No mais, a mais livre concorrência...

Correio da Noite, Rio, 11-3-1915.

CONTINUO...

Disse anteontem alguma coisa sobre a instrução e não me julgo satisfeito.

O governo do Brasil, tanto imperial como republicano, tem sido madrasta a esse respeito.

No que toca a instrução primária generalizada, coisa em que não tenho fé alguma, toda a gente sabe o que tem sido.

No tocante a instrução secundária, limitaram-se, os governos, a criar liceus nas capitais e aqui, no Rio, o Colégio Pedro II e o Militar. Todos eles são instituições fechadas, requisitando para a matricula de alunos nos mesmos, exigências tais, que, se fosse no tempo de Luís XV, Napoleão não se teria feito na Escola Real de Brienne.

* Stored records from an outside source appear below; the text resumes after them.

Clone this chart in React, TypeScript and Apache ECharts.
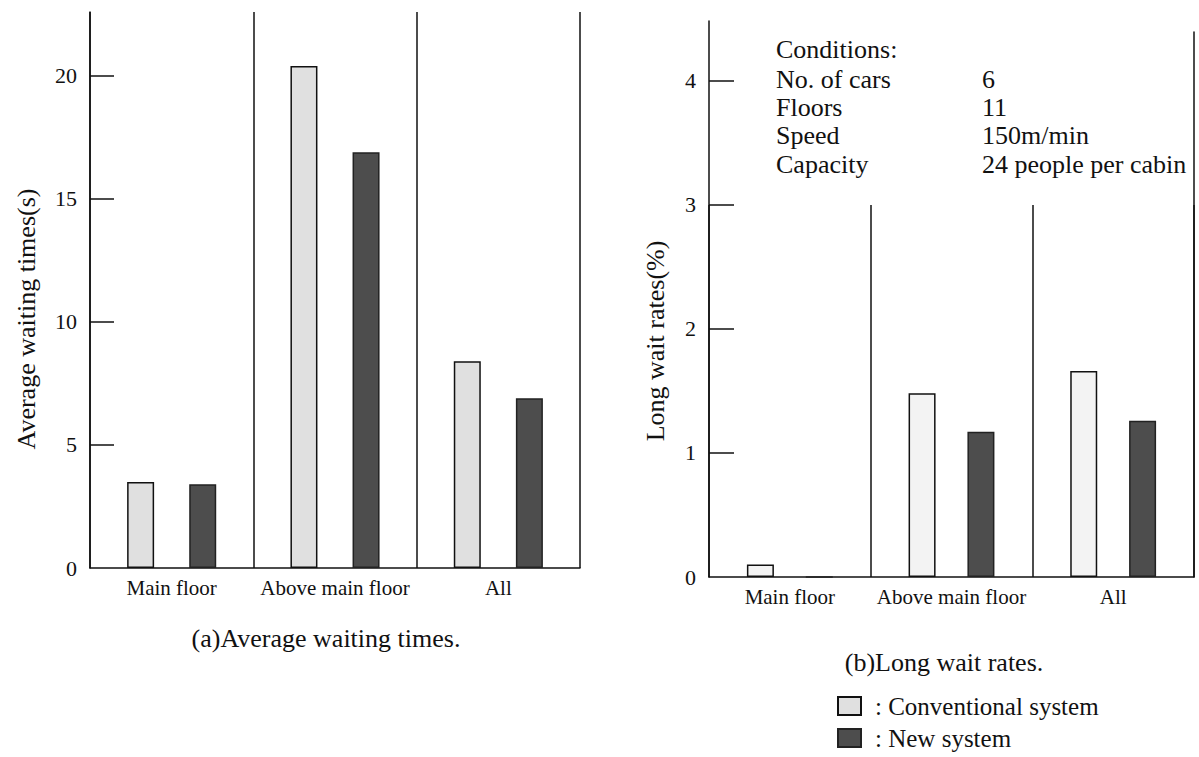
import React, { useEffect, useRef } from "react";
import * as echarts from "echarts";

const categories = ["Main floor", "Above main floor", "All"];
const waitConventional = [3.5, 20.4, 8.4];
const waitNew = [3.4, 16.9, 6.9];
const longConventional = [0.1, 1.48, 1.66];
const longNew = [0, 1.17, 1.26];
const waitTicks = [0, 5, 10, 15, 20];
const longTicks = [0, 1, 2, 3, 4];
const conditionLabels = ["Conditions:", "No. of cars", "Floors", "Speed", "Capacity"];
const conditionValues = ["", "6", "11", "150m/min", "24 people per cabin"];
const seriesNames = ["Conventional system", "New system"];

const FONT = "Liberation Serif";
const INK = "#111";

export default function App() {
  const ref = useRef<HTMLDivElement>(null);
  useEffect(() => {
    if (!ref.current) return;
    const chart = echarts.init(ref.current, undefined, { renderer: "svg" });
    const line = { color: INK, width: 1.5 };
    const catLabel = { fontSize: 21, color: INK, fontFamily: FONT, margin: 9, interval: 0 };
    const condRowsY = [49, 79, 107, 135, 164];
    const graphics: any[] = [];
    conditionLabels.forEach((t, i) => {
      graphics.push({
        type: "text", x: 776, y: condRowsY[i],
        style: { text: t, font: `26px '${FONT}'`, fill: INK, textAlign: "left", textVerticalAlign: "middle" },
      });
      if (conditionValues[i]) {
        graphics.push({
          type: "text", x: 982, y: condRowsY[i],
          style: { text: conditionValues[i], font: `26px '${FONT}'`, fill: INK, textAlign: "left", textVerticalAlign: "middle" },
        });
      }
    });
    graphics.push(
      { type: "text", x: 26, y: 319, rotation: Math.PI / 2,
        style: { text: "Average waiting times(s)", font: `26px '${FONT}'`, fill: INK, textAlign: "center", textVerticalAlign: "middle" } },
      { type: "text", x: 655, y: 341, rotation: Math.PI / 2,
        style: { text: "Long wait rates(%)", font: `26px '${FONT}'`, fill: INK, textAlign: "center", textVerticalAlign: "middle" } },
      { type: "text", x: 326, y: 638,
        style: { text: "(a)Average waiting times.", font: `26px '${FONT}'`, fill: INK, textAlign: "center", textVerticalAlign: "middle" } },
      { type: "text", x: 944, y: 662,
        style: { text: "(b)Long wait rates.", font: `26px '${FONT}'`, fill: INK, textAlign: "center", textVerticalAlign: "middle" } }
    );

    const option: any = {
      animation: false,
      backgroundColor: "#fff",
      textStyle: { fontFamily: FONT },
      grid: [
        { left: 90, top: 12, width: 490, height: 556 },
        { left: 709, top: 21, width: 485, height: 556 },
        { left: 709, top: 205, width: 485, height: 372 },
        { left: 709, top: 32, width: 485, height: 545 },
      ],
      legend: {
        orient: "vertical", left: 837, top: 691, padding: 0, height: 66,
        icon: "rect", itemWidth: 23, itemHeight: 18, itemGap: 2,
        selectedMode: false,
        data: seriesNames,
        formatter: (n: string) => ": " + n,
        textStyle: { fontSize: 25, color: INK, fontFamily: FONT, lineHeight: 30, padding: [0, 0, 0, 9] },
      },
      xAxis: [
        { gridIndex: 0, type: "category", data: categories, axisLine: { lineStyle: line }, axisTick: { show: false },
          axisLabel: catLabel, splitLine: { show: true, lineStyle: line } },
        { gridIndex: 1, type: "category", data: categories, axisLine: { lineStyle: line }, axisTick: { show: false },
          axisLabel: catLabel, splitLine: { show: false } },
        { gridIndex: 2, type: "category", data: categories, axisLine: { show: false }, axisTick: { show: false },
          axisLabel: { show: false }, splitLine: { show: true, lineStyle: line } },
        { gridIndex: 3, type: "category", data: categories, show: false },
      ],
      yAxis: [
        { gridIndex: 0, type: "value", min: 0, max: 22.6, axisLine: { show: true, lineStyle: line },
          axisTick: { show: true, inside: true, length: 24, customValues: waitTicks.slice(1), lineStyle: line },
          axisLabel: { customValues: waitTicks, margin: 13, fontSize: 22, color: INK, fontFamily: FONT },
          splitLine: { show: false } },
        { gridIndex: 1, type: "value", min: 0, max: 4.48, axisLine: { show: true, lineStyle: line },
          axisTick: { show: true, inside: true, length: 25, customValues: longTicks.slice(1), lineStyle: line },
          axisLabel: { customValues: longTicks, margin: 13, fontSize: 22, color: INK, fontFamily: FONT },
          splitLine: { show: false } },
        { gridIndex: 2, type: "value", min: 0, max: 3, show: false },
        { gridIndex: 3, type: "value", min: 0, max: 1, position: "right", axisLine: { show: true, lineStyle: line },
          axisTick: { show: false }, axisLabel: { show: false }, splitLine: { show: false } },
      ],
      series: [
        { name: seriesNames[0], type: "bar", xAxisIndex: 0, yAxisIndex: 0, data: waitConventional,
          barWidth: 27, barGap: "130%", itemStyle: { color: "#e0e0e0", borderColor: INK, borderWidth: 1.5 } },
        { name: seriesNames[1], type: "bar", xAxisIndex: 0, yAxisIndex: 0, data: waitNew,
          barWidth: 27, barGap: "130%", itemStyle: { color: "#4d4d4d", borderColor: "#222", borderWidth: 1.5 } },
        { name: seriesNames[0], type: "bar", xAxisIndex: 1, yAxisIndex: 1, data: longConventional,
          barWidth: 27, barGap: "118%", itemStyle: { color: "#f3f3f3", borderColor: INK, borderWidth: 1.5 } },
        { name: seriesNames[1], type: "bar", xAxisIndex: 1, yAxisIndex: 1, data: longNew,
          barWidth: 27, barGap: "118%", itemStyle: { color: "#4d4d4d", borderColor: "#222", borderWidth: 1.5 } },
      ],
      graphic: graphics,
    };
    chart.setOption(option);
    return () => chart.dispose();
  }, []);
  return (
    <div
      ref={ref}
      style={{ position: "fixed", left: 0, top: 0, width: 1199, height: 757, background: "#fff" }}
    />
  );
}
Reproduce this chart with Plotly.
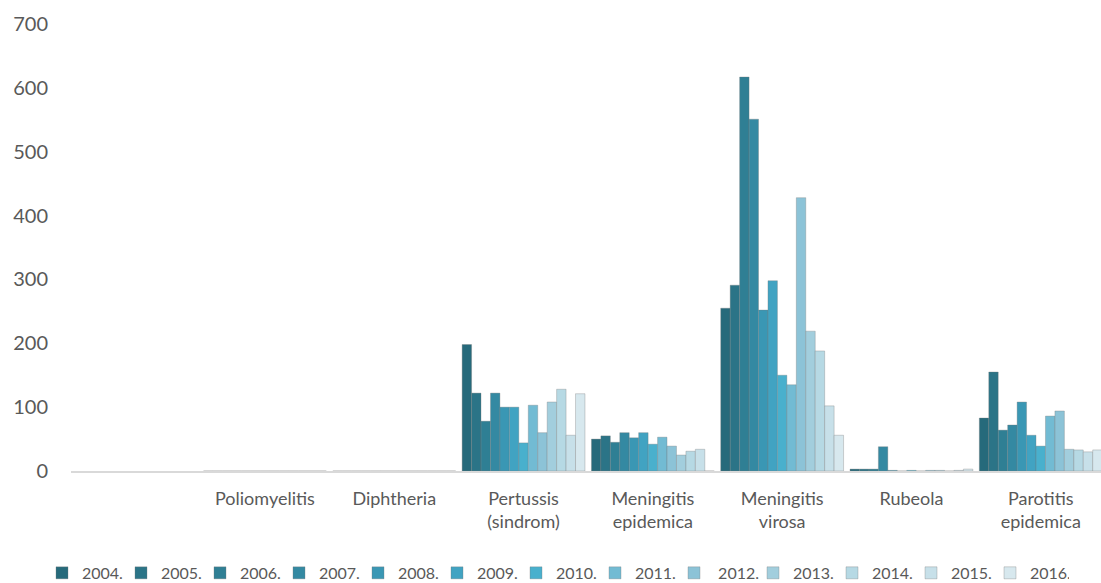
import plotly.graph_objects as go

categories = ["Poliomyelitis", "Diphtheria", "Pertussis<br>(sindrom)", "Meningitis<br>epidemica",
              "Meningitis<br>virosa", "Rubeola", "Parotitis<br>epidemica"]

years = ["2004.", "2005.", "2006.", "2007.", "2008.", "2009.", "2010.",
         "2011.", "\u00a02012.", "2013.", "2014.", "2015.", "2016."]

# values per year, in category order
v2004 = [0, 0, 198, 50, 255, 3, 83]
v2005 = [0, 0, 122, 55, 291, 3, 155]
v2006 = [0, 0, 78, 45, 617, 3, 64]
v2007 = [0, 0, 122, 60, 551, 38, 72]
v2008 = [0, 0, 100, 52, 252, 1, 108]
v2009 = [0, 0, 100, 60, 298, 0, 56]
v2010 = [0, 0, 44, 42, 150, 1, 39]
v2011 = [0, 0, 103, 53, 135, 0, 86]
v2012 = [0, 0, 60, 39, 428, 1, 94]
v2013 = [0, 0, 108, 25, 219, 1, 34]
v2014 = [0, 0, 128, 31, 188, 0, 33]
v2015 = [0, 0, 56, 34, 102, 1, 30]
v2016 = [0, 0, 121, 0, 56, 3, 33]

series = [v2004, v2005, v2006, v2007, v2008, v2009, v2010,
          v2011, v2012, v2013, v2014, v2015, v2016]

colors = ["#266a7b", "#2b7487", "#2f7f94", "#3489a2", "#3a97b4", "#41a3c2", "#49b0cd",
          "#72bbd3", "#8cc3d7", "#a2cedd", "#b6d9e4", "#c7e0e9", "#d7e8ee"]

fig = go.Figure()
for name, vals, col in zip(years, series, colors):
    fig.add_trace(go.Bar(
        x=categories, y=vals, name=name,
        marker=dict(color=col, line=dict(color="rgba(120,120,120,0.55)", width=0.6)),
    ))

font_family = "Lato, 'Open Sans', sans-serif"

W, H = 1101, 583

fig.update_layout(
    width=W, height=H,
    margin=dict(l=71, r=0, t=24, b=112, autoexpand=False),
    paper_bgcolor="white", plot_bgcolor="white",
    barmode="group", bargap=0.05, bargroupgap=0,
    font=dict(family=font_family, color="#595959"),
    showlegend=True,
    legend=dict(
        orientation="h", xref="container", yref="paper",
        x=42 / W, y=-0.228, xanchor="left", yanchor="middle",
        font=dict(size=16, color="#595959", family=font_family),
        entrywidth=34, entrywidthmode="pixels",
        itemwidth=30, traceorder="normal",
        bgcolor="rgba(0,0,0,0)",
    ),
    xaxis=dict(
        type="category", range=[-1.5, 6.466],
        showgrid=False, zeroline=False,
        showline=True, linecolor="#d9d9d9", linewidth=2,
        ticks="", tickfont=dict(size=18, color="#595959"),
        ticklabelstandoff=10,
    ),
    yaxis=dict(
        range=[0, 700], dtick=100, tick0=0,
        showgrid=False, zeroline=False, showline=False,
        ticks="", tickfont=dict(size=20, color="#595959"),
        ticklabelstandoff=22,
    ),
)

# remove the page's default body margin so the figure fills the window exactly
fig.write_html("out.html", config={"displayModeBar": False},
               post_script="document.body.style.margin='0';document.body.style.overflow='hidden';")
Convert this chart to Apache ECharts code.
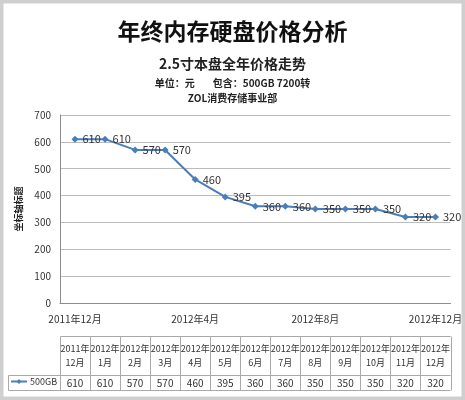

Ambos, e, sobretudo, o Colégio Militar, custam os olhos da cara e o dinheiro gasto com eles dava para mais três ou quatro colégios de instrução secundária neste distrito.

Acresce ainda que o governo sempre se esqueceu o dever de dar instrução secundária às moças: um esquecimento de lamentar, porquanto toda a gente sabe de que forma a influência de uma educação superior da mulher iria influir nas gerações.

Toda a instrução secundária das moças está limitada à Escola Normal, também estabelecimento fechado em que se entra com as maiores dificuldades.

Se há alguma coisa a fazer em instrução que não seja a de fabricar doutores, é extinguir. todos os colégios milita­res e o Pedro II, criando por todo o Rio de Janeiro liceus, ao jeito dos franceses, para moças e rapazes, de forma que os favores do Estado alcancem todos.

Os colégios militares são sobremodo um atentado ao nosso regime democrático; é preciso extingui-los e aproveitar os respectivos professores e material, na instrução da maioria.

Pelo menos, a República devia fazer isso.